5. Nous sommes invités nous aussi à nous associer à cet immense chœur, en devenant la voix explicite de chaque créature et en louant Dieu dans les deux dimensions fondamentales de son mystère. D’un côté, nous devons adorer sa grandeur transcendante, car « sublime est son nom, lui seul, sa majesté par dessus terre et ciel! », comme le dit notre Psaume (v. 13). De l’autre côté, nous reconnaissons sa bonté pleine de bienveillance, car Dieu est proche de ses créatures et il vient en particulier en aide à son peuple: « Il rehausse la vigueur de son peuple… le peuple de ses proches » (v. 14), comme l’affirme encore le Psalmiste.

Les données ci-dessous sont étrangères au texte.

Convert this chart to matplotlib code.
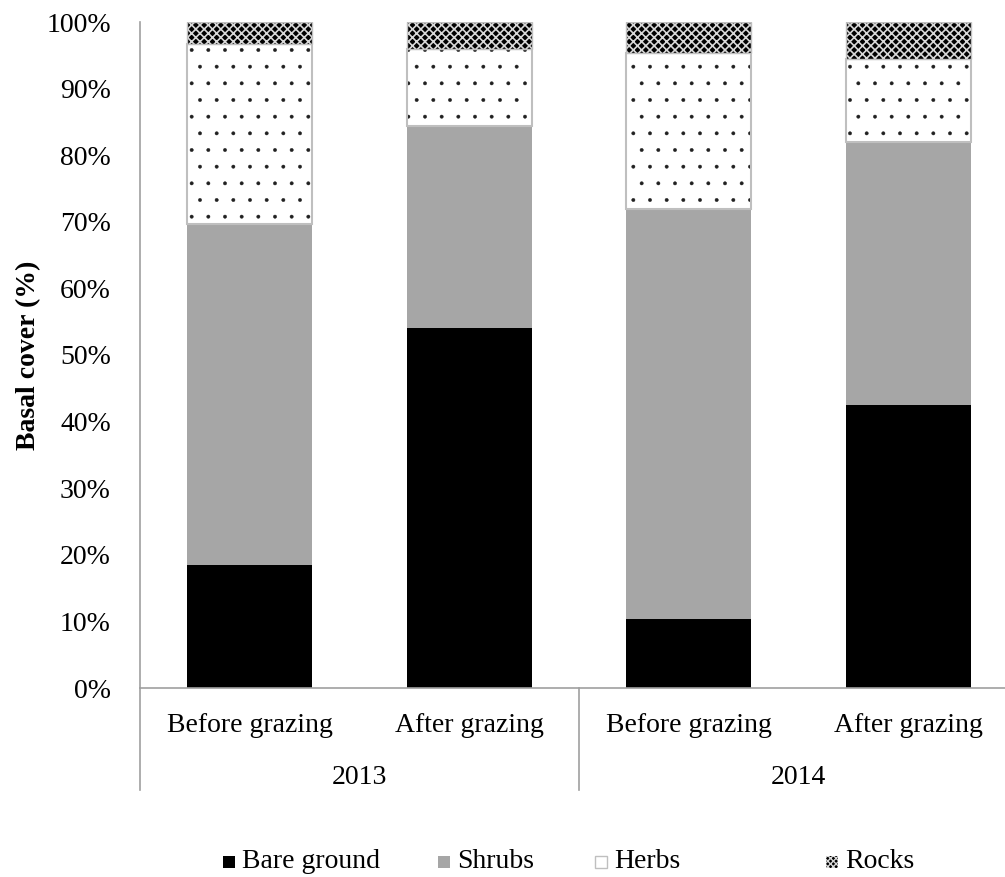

Face au Créateur tout-puissant et miséricordieux, recueillons alors l’invitation de saint Augustin à le louer, à l’exalter, à le célébrer à travers ses ouvres: « A la vue de ces créatures, tu es ravi, tu t’élèves jusqu’au Créateur, la vue des créatures visibles t’élève jusqu’aux créatures invisibles. Alors sa confession est sur la terre et aussi dans le Ciel… Si ses œuvres sont belles, combien est plus grande la beauté du Créateur? » (Ennarationes sur les Psaumes, IV, Rome 1977, pp. 887-889).